Regional metallogenic structure based on aeromagnetic data in northern Chile

Chile is a very important country that forms part of the Andean metallogenic belts. The Atacama and Domeyko fault systems in northern Chile control the tectonic- magmatic activities that migrate eastward and the types of mineral resources. In this paper, we processed and interpreted aeromagnetic data from northern Chile using reduction to pole, upward field continuation, the second derivative calculation in the vertical direction, inclination angle calculation, and analytical signal amplitude analysis. We revealed the locations and planar distribution characteristics of the regional deep faults along the NNE and NS directions. Furthermore, we observed that the major reasons for the formation of the tectonic-magmatic rocks belts were the nearly parallel deep faults distributed from west to east and multiple magmatic activities along these faults.
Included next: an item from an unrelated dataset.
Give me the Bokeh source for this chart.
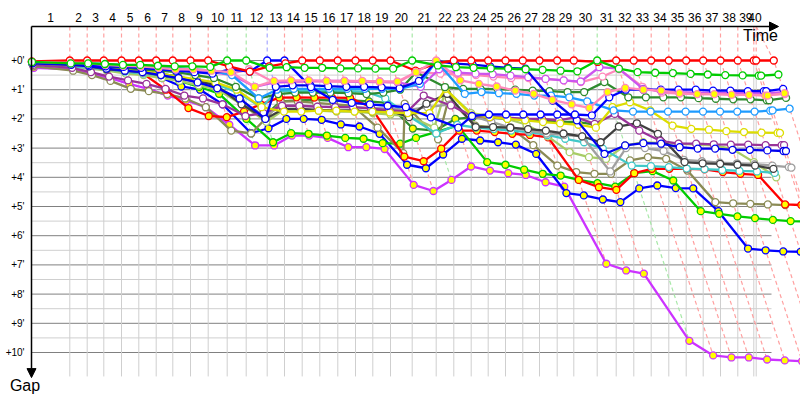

We ascertained the locations of volcanic mechanisms and the relationships between them using these regional deep faults. We deduced the spatial distributions of the basic-intermediate, basic, and acidic igneous rocks, intrusive rocks, and sedimentary sequences. We showed the linear positive magnetic anomalies and magnetic anomaly gradient zones by slowly varying the background, negative magnetic anomaly field, which indicated the presence of strong magmatic activities in these regional deep faults; it also revealed the favorable areas of copper and polymetallic mineralization. This study provides some basic information for further research on the geology, structural characteristics, and mineral resource prospecting in northern Chile.